“Going Agile” should be a transformative process. But it doesn’t have to be a disruptive one.
A lot of organizations today talk the talk, but they don’t walk the walk. They talk about innovation, but they’re not necessarily willing to accept the risk that comes with that. In other words, failure is not an option.
Not all experiments are successful.
The light bulb wasn’t invented in the first try. It’s how the business and how the leadership respond to that failure that really is a good litmus test as to whether or not the organization really is truly going Agile.
A lot of these approaches are about empiricism. They’re about looking and trying something. One small change and being able to measure specifically whether that change had the impact you intended.
And if not, then how do we adapt?
A lot of organizations nowadays are very, very much under the gun to deliver. They count the number of stories delivered or the number of story points delivered. That’s their measure for success.
But these numbers don’t talk about delivering value.

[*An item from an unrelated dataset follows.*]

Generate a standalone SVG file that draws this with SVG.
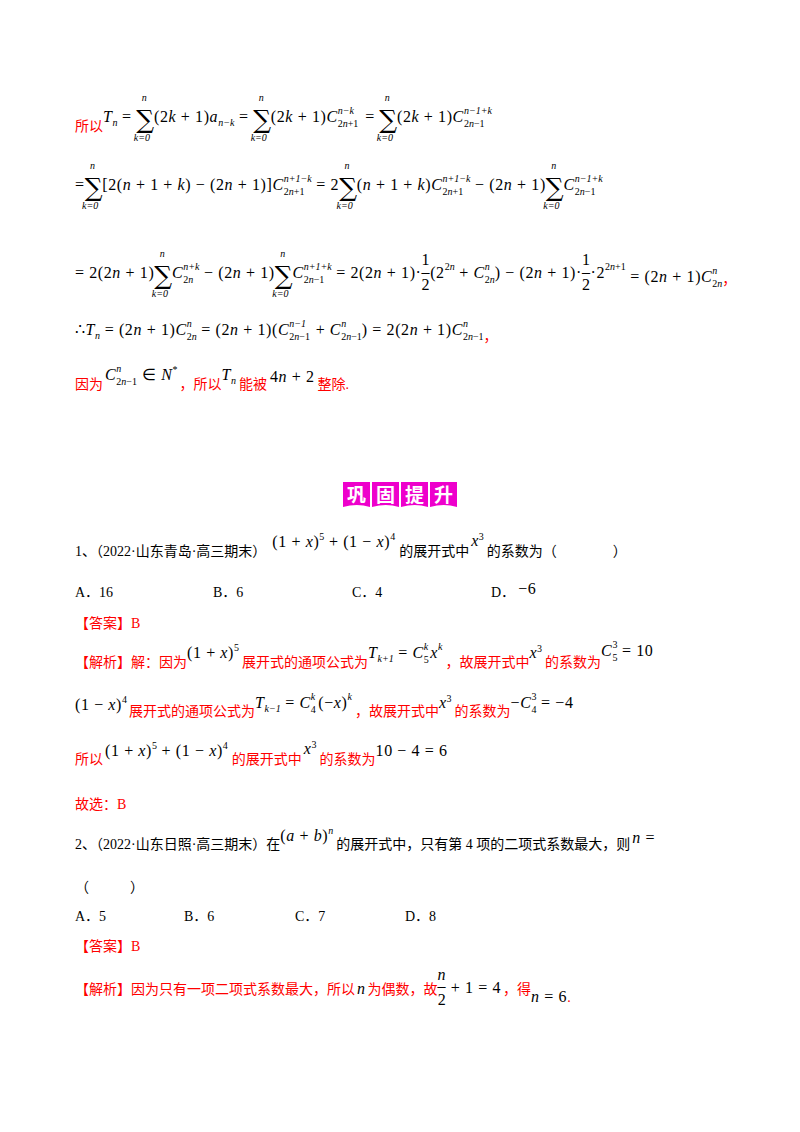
<svg xmlns="http://www.w3.org/2000/svg" width="800" height="1132" viewBox="0 0 800 1132">
<style>
.m{font-family:"Liberation Serif",serif;font-size:16px;fill:#000;letter-spacing:0.6px}
.i{font-style:italic}
.s{font-family:"Liberation Serif",serif;font-size:10px;letter-spacing:0}
.sg{font-family:"DejaVu Serif",serif;font-size:25px}
.r{font-family:"Liberation Serif","Noto Sans CJK SC",sans-serif;font-size:14px;fill:#ff0000;letter-spacing:0}
.k{font-family:"Liberation Serif","Noto Sans CJK SC",sans-serif;font-size:14px;fill:#000;letter-spacing:0}
.t{font-family:"Noto Sans CJK SC",sans-serif;font-size:19px;font-weight:bold;fill:#fff}
.box{fill:#ee00cc}
</style>
<rect width="800" height="1132" fill="#fff"/>
<g id="proof">
<text class="r" x="75" y="131">所以</text>
<text class="m" x="103" y="122"><tspan class="i">T</tspan><tspan class="s i" dy="4">n</tspan><tspan dy="-4"> = </tspan><tspan class="sg" dy="6">∑</tspan><tspan class="s i" dx="-13" dy="-27">n</tspan><tspan class="s i" dx="-13" dy="40">k=0</tspan><tspan dx="4" dy="-19">(2<tspan class="i">k</tspan> + 1)<tspan class="i">a</tspan></tspan><tspan class="s i" dy="4">n−k</tspan><tspan dy="-4"> = </tspan><tspan class="sg" dy="6">∑</tspan><tspan class="s i" dx="-13" dy="-27">n</tspan><tspan class="s i" dx="-13" dy="40">k=0</tspan><tspan dx="4" dy="-19">(2<tspan class="i">k</tspan> + 1)<tspan class="i">C</tspan></tspan><tspan class="s" dy="5">2<tspan class="i">n</tspan>+1</tspan><tspan class="s i" dx="-20.6" dy="-13">n−k</tspan><tspan dx="6.6" dy="8"> = </tspan><tspan class="sg" dy="6">∑</tspan><tspan class="s i" dx="-13" dy="-27">n</tspan><tspan class="s i" dx="-13" dy="40">k=0</tspan><tspan dx="4" dy="-19">(2<tspan class="i">k</tspan> + 1)<tspan class="i">C</tspan></tspan><tspan class="s" dy="5">2<tspan class="i">n</tspan>−1</tspan><tspan class="s i" dx="-20.6" dy="-13">n−1+k</tspan></text>

<text class="m" x="75" y="190">=<tspan class="sg" dy="6">∑</tspan><tspan class="s i" dx="-13" dy="-27">n</tspan><tspan class="s i" dx="-13" dy="40">k=0</tspan><tspan dx="4" dy="-19">[2(<tspan class="i">n</tspan> + 1 + <tspan class="i">k</tspan>) − (2<tspan class="i">n</tspan> + 1)]<tspan class="i">C</tspan></tspan><tspan class="s" dy="5">2<tspan class="i">n</tspan>+1</tspan><tspan class="s i" dx="-20.6" dy="-13">n+1−k</tspan><tspan dy="8"> = 2</tspan><tspan class="sg" dy="6">∑</tspan><tspan class="s i" dx="-13" dy="-27">n</tspan><tspan class="s i" dx="-13" dy="40">k=0</tspan><tspan dx="4" dy="-19">(<tspan class="i">n</tspan> + 1 + <tspan class="i">k</tspan>)<tspan class="i">C</tspan></tspan><tspan class="s" dy="5">2<tspan class="i">n</tspan>+1</tspan><tspan class="s i" dx="-20.6" dy="-13">n+1−k</tspan><tspan dy="8"> − (2<tspan class="i">n</tspan> + 1)</tspan><tspan class="sg" dy="6">∑</tspan><tspan class="s i" dx="-13" dy="-27">n</tspan><tspan class="s i" dx="-13" dy="40">k=0</tspan><tspan class="i" dx="4" dy="-19">C</tspan><tspan class="s" dy="5">2<tspan class="i">n</tspan>−1</tspan><tspan class="s i" dx="-20.6" dy="-13">n−1+k</tspan></text>

<text class="m" x="75" y="278">= 2(2<tspan class="i">n</tspan> + 1)<tspan class="sg" dy="6">∑</tspan><tspan class="s i" dx="-13" dy="-27">n</tspan><tspan class="s i" dx="-13" dy="40">k=0</tspan><tspan class="i" dx="4" dy="-19">C</tspan><tspan class="s" dy="5">2<tspan class="i">n</tspan></tspan><tspan class="s i" dx="-10" dy="-13">n+k</tspan><tspan dy="8"> − (2<tspan class="i">n</tspan> + 1)</tspan><tspan class="sg" dy="6">∑</tspan><tspan class="s i" dx="-13" dy="-27">n</tspan><tspan class="s i" dx="-13" dy="40">k=0</tspan><tspan class="i" dx="4" dy="-19">C</tspan><tspan class="s" dy="5">2<tspan class="i">n</tspan>−1</tspan><tspan class="s i" dx="-20.6" dy="-13">n+1+k</tspan><tspan dy="8"> = 2(2<tspan class="i">n</tspan> + 1)·</tspan><tspan dy="-13">1</tspan><tspan dx="-8.6" dy="12">–</tspan><tspan dx="-8.6" dy="13">2</tspan><tspan dy="-12">(2</tspan><tspan class="s" dy="-8">2<tspan class="i">n</tspan></tspan><tspan dy="8"> + <tspan class="i">C</tspan></tspan><tspan class="s" dy="5">2<tspan class="i">n</tspan></tspan><tspan class="s i" dx="-10" dy="-13">n</tspan><tspan dx="5" dy="8">) − (2<tspan class="i">n</tspan> + 1)·</tspan><tspan dy="-13">1</tspan><tspan dx="-8.6" dy="12">–</tspan><tspan dx="-8.6" dy="13">2</tspan><tspan dy="-12">·2</tspan><tspan class="s" dy="-8">2<tspan class="i">n</tspan>+1</tspan><tspan dy="12"> = (2<tspan class="i">n</tspan> + 1)<tspan class="i">C</tspan></tspan><tspan class="s" dy="5">2<tspan class="i">n</tspan></tspan><tspan class="s i" dx="-10" dy="-13">n</tspan><tspan class="r" dx="5" dy="10">，</tspan></text>

<text class="m" x="75" y="335">∴<tspan class="i">T</tspan><tspan class="s i" dy="4">n</tspan><tspan dy="-4"> = (2<tspan class="i">n</tspan> + 1)<tspan class="i">C</tspan></tspan><tspan class="s" dy="5">2<tspan class="i">n</tspan></tspan><tspan class="s i" dx="-10" dy="-13">n</tspan><tspan dx="5" dy="8"> = (2<tspan class="i">n</tspan> + 1)(<tspan class="i">C</tspan></tspan><tspan class="s" dy="5">2<tspan class="i">n</tspan>−1</tspan><tspan class="s i" dx="-20.6" dy="-13">n−1</tspan><tspan dx="5" dy="8"> + <tspan class="i">C</tspan></tspan><tspan class="s" dy="5">2<tspan class="i">n</tspan>−1</tspan><tspan class="s i" dx="-20.6" dy="-13">n</tspan><tspan dx="15.6" dy="8">) = 2(2<tspan class="i">n</tspan> + 1)<tspan class="i">C</tspan></tspan><tspan class="s" dy="5">2<tspan class="i">n</tspan>−1</tspan><tspan class="s i" dx="-20.6" dy="-13">n</tspan><tspan class="r" dx="15.6" dy="14">，</tspan></text>

<text class="m" x="75" y="389"><tspan class="r">因为</tspan><tspan class="i" dx="2" dy="-9">C</tspan><tspan class="s" dy="5">2<tspan class="i">n</tspan>−1</tspan><tspan class="s i" dx="-20.6" dy="-13">n</tspan><tspan dx="16" dy="8"> ∈ <tspan class="i">N</tspan></tspan><tspan class="s" dy="-7">*</tspan><tspan class="r" dx="2" dy="16">，所以</tspan><tspan class="i" dy="-9">T</tspan><tspan class="s i" dy="4">n</tspan><tspan class="r" dx="3" dy="5">能被</tspan><tspan dx="3" dy="-7">4<tspan class="i">n</tspan> + 2</tspan><tspan class="r" dx="3" dy="7">整除.</tspan></text>
</g>
<g id="title">
<path class="box" d="M343 482h27v25q-13-4-27 0z"/>
<path class="box" d="M372 482h27v25q-13-4-27 0z"/>
<path class="box" d="M401 482h27v25q-13-4-27 0z"/>
<path class="box" d="M430 482h27v25q-13-4-27 0z"/>
<text class="t" x="347" y="502">巩</text><text class="t" x="376" y="502">固</text><text class="t" x="405" y="502">提</text><text class="t" x="434" y="502">升</text>
</g>
<g id="q1">
<text class="m" x="75" y="556"><tspan class="k">1、（2022·山东青岛·高三期末）</tspan><tspan dx="6" dy="-9">(1 + <tspan class="i">x</tspan>)</tspan><tspan class="s" dy="-7">5</tspan><tspan dy="7"> + (1 − <tspan class="i">x</tspan>)</tspan><tspan class="s" dy="-7">4</tspan><tspan class="k" dx="4" dy="16">的展开式中</tspan><tspan class="i" dx="2" dy="-10">x</tspan><tspan class="s" dy="-6">3</tspan><tspan class="k" dx="3" dy="16">的系数为（</tspan><tspan class="k" dx="56">）</tspan></text>
<text class="k" x="75" y="597">A．16</text><text class="k" x="213" y="597">B．6</text><text class="k" x="352" y="597">C．4</text><text class="k" x="491" y="597">D．<tspan class="m" dx="3" dy="-3">−6</tspan></text>
<text class="r" x="75" y="628">【答案】B</text>
<text class="m" x="75" y="667"><tspan class="r">【解析】解：因为</tspan><tspan dy="-9">(1 + <tspan class="i">x</tspan>)</tspan><tspan class="s" dy="-7">5</tspan><tspan class="r" dx="3" dy="16">展开式的通项公式为</tspan><tspan class="i" dy="-9">T</tspan><tspan class="s i" dy="4">k+1</tspan><tspan dy="-4"> = <tspan class="i">C</tspan></tspan><tspan class="s" dy="5">5</tspan><tspan class="s i" dx="-5" dy="-13">k</tspan><tspan class="i" dx="2" dy="8">x</tspan><tspan class="s i" dy="-8">k</tspan><tspan class="r" dx="3" dy="17">，故展开式中</tspan><tspan class="i" dy="-9">x</tspan><tspan class="s" dy="-6">3</tspan><tspan class="r" dx="3" dy="15">的系数为</tspan><tspan class="i" dy="-11">C</tspan><tspan class="s" dy="5">5</tspan><tspan class="s" dx="-5" dy="-13">3</tspan><tspan dy="8"> = 10</tspan></text>
<text class="m" x="75" y="710">(1 − <tspan class="i">x</tspan>)<tspan class="s" dy="-7">4</tspan><tspan class="r" dx="2" dy="13">展开式的通项公式为</tspan><tspan class="i" dy="-8">T</tspan><tspan class="s i" dy="4">k−1</tspan><tspan dy="-4"> = <tspan class="i">C</tspan></tspan><tspan class="s" dy="5">4</tspan><tspan class="s i" dx="-5" dy="-13">k</tspan><tspan dx="3" dy="8">(−<tspan class="i">x</tspan>)</tspan><tspan class="s i" dy="-8">k</tspan><tspan class="r" dx="3" dy="16">，故展开式中</tspan><tspan class="i" dy="-8">x</tspan><tspan class="s" dy="-6">3</tspan><tspan class="r" dx="3" dy="14">的系数为</tspan><tspan dy="-8">−<tspan class="i">C</tspan></tspan><tspan class="s" dy="5">4</tspan><tspan class="s" dx="-5" dy="-13">3</tspan><tspan dy="8"> = −4</tspan></text>
<text class="m" x="75" y="764"><tspan class="r">所以</tspan><tspan dx="2" dy="-8">(1 + <tspan class="i">x</tspan>)</tspan><tspan class="s" dy="-7">5</tspan><tspan dy="7"> + (1 − <tspan class="i">x</tspan>)</tspan><tspan class="s" dy="-7">4</tspan><tspan class="r" dx="4" dy="15">的展开式中</tspan><tspan class="i" dx="2" dy="-10">x</tspan><tspan class="s" dy="-6">3</tspan><tspan class="r" dx="3" dy="16">的系数为</tspan><tspan dy="-8">10 − 4 = 6</tspan></text>
<text class="r" x="75" y="809">故选：B</text>
</g>
<g id="q2">
<text class="m" x="75" y="849"><tspan class="k">2、（2022·山东日照·高三期末）在</tspan><tspan dy="-8">(<tspan class="i">a</tspan> + <tspan class="i">b</tspan>)</tspan><tspan class="s i" dy="-7">n</tspan><tspan class="k" dx="3" dy="15">的展开式中，只有第 4 项的二项式系数最大，则</tspan><tspan class="i" dx="2" dy="-6">n</tspan><tspan> =</tspan></text>
<text class="k" x="75" y="892">（</text><text class="k" x="130" y="892">）</text>
<text class="k" x="75" y="921">A．5</text><text class="k" x="184" y="921">B．6</text><text class="k" x="295" y="921">C．7</text><text class="k" x="405" y="921">D．8</text>
<text class="r" x="75" y="951">【答案】B</text>
<text class="m" x="75" y="994"><tspan class="r">【解析】因为只有一项二项式系数最大，所以</tspan><tspan class="i" dx="2">n</tspan><tspan class="r" dx="2">为偶数，故</tspan><tspan class="i" dy="-14">n</tspan><tspan dx="-8.6" dy="11">–</tspan><tspan dx="-8.6" dy="14">2</tspan><tspan dy="-12"> + 1 = 4</tspan><tspan class="r" dx="2" dy="1">，得</tspan><tspan class="i" dy="8">n</tspan><tspan> = 6</tspan><tspan class="r">.</tspan></text>
</g>
</svg>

What companies should be doing is measuring the actual value that’s delivered and that can take a lot of patience.
That’s the beauty of Kanban: the fact that it doesn’t require wholesale change to your organization. You start with what you have. You find those specific places in the system where you’re experiencing pain. Then, you come up those small measurable changes that you can make quickly and easily rather than wholesale changes.
You don’t need brand new processes or a brand new roles that people are going to be very hesitant to adopt. A lot of the organizations that are going Agile nowadays are realizing the consequences of making these wholesale changes.
Not that disruption is bad.
Sometimes disruption is necessary. It depends on the environment you’re in. It depends on what you’re trying to achieve and where you’re trying to get.
But disruption can be terribly impactful and even detrimental to your organization if it’s not something that’s going to give you benefit.
A lot of organizations have now realized that it’s better to make one small change, to try that change and then incrementally change the system as we go, rather than make these whole scale changes.